Dr. Weinschenk’s 3D printing lab in the Green Research Building uses 3D printers to develop the femur samples, including this Ultimaker S3. Image courtesy of UT Southwestern.

The final design, representing the femur’s midsection, measures nearly eight inches long and one inch in diameter,  a scaled replica of the femur’s strongest load-bearing area. The femur is the longest and strongest bone in the human body, with an average adult femur reaching about 18 inches.

Constructed from PLA, the replica performed comparably to human bone in lab tests, making it a promising candidate for further surgical research and training applications. This precise replication allows doctors to practice surgeries with unmatched accuracy, potentially reducing operation times and improving patient outcomes. These findings were detailed in a study published in the Journal of Orthopaedic Research.
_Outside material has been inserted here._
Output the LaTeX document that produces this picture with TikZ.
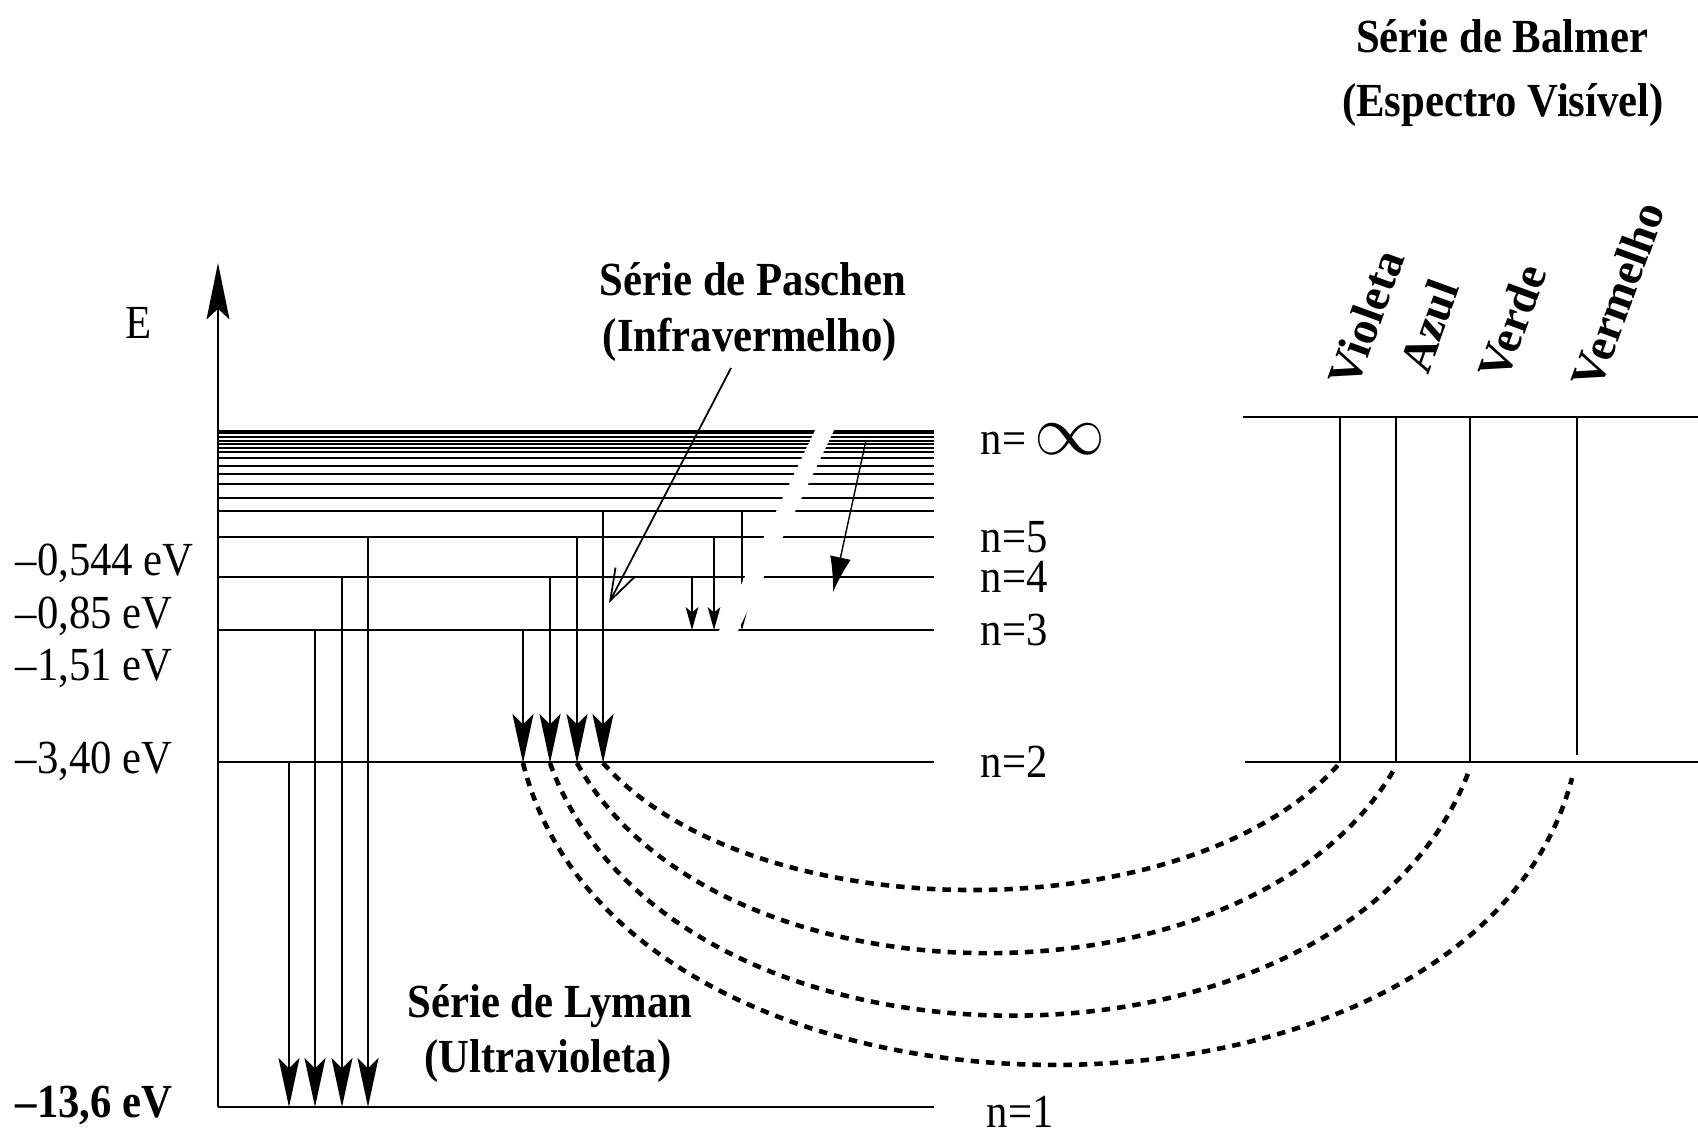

Researchers test a 3D printed femur design in a universal testing machine, which measures a variety of properties. Image courtesy of the University of Texas at Dallas.

At just $7 per model, these 3D printed femurs are much cheaper alternatives to traditional synthetic bones, which can cost anywhere from $220 to $300 each. For comparison, cadaver bones, when available, come at an even higher price due to preservation and handling requirements. For example, a disarticulated shoulder or knee specimen can range from $500 to $600, but human cadaveric tissue only allows a limited number of training sessions as tissue quality deteriorates over time.

Considering these limitations, 3D printed bones offer a much better solution to surgical training. These replicas could save a lot of money and be much more accessible for hospitals and medical programs without compromising the quality needed for realistic practice.

“Four generations of synthetic femur models have been developed for biomechanical testing and sold commercially since 1987,” explained Weinschenk. However, they have had limitations, including cost and delivery time. He said the 3D printing technique he and his colleagues created solves those problems. “We think this is novel and can gain wide use and acceptance because anyone with a cheap 3D printer can download the file, print the specimen, and do their own studies in an inexpensive way without delay.”

Robert Weinschenk, M.D. (left) and Richard Samade, M.D., Ph.D. (right). Image courtesy of UT Southwestern.

Meanwhile, Samada notes that using a 3D printer to create biomechanically realistic models removes a major barrier to research and opens the door to clinical applications: “For example, a surgeon could print bones with patient-specific pathologies and use those models to develop personalized treatment protocols. It’s a major step forward in engineering surgical solutions for patients with difficult bone pathologies, with a focus on preservation of limb and function.”

With patients now living longer, surgeons emphasize the need to develop lasting, innovative treatments. This study sets the stage for future work, with plans to expand 3D design protocols to cover a wider range of bones.

Looking ahead, the team envisions these models playing a role beyond surgical preparation. They could be used to simulate various medical scenarios, from testing new implant designs to evaluating treatments for bone diseases. For instance, printing models with tumors could allow doctors to test therapies and predict outcomes in a controlled environment, making treatments safer and more effective.

Also, the polylactic acid material used in the 3D printed femur has potential for bone repair. As a biodegradable polymer, it may be a cheaper, more sustainable alternative to titanium and other metals currently used in orthopedic implants. Li says that one day, these types of custom implants could be printed for individual patients, offering a better fit and reducing the chance of complications.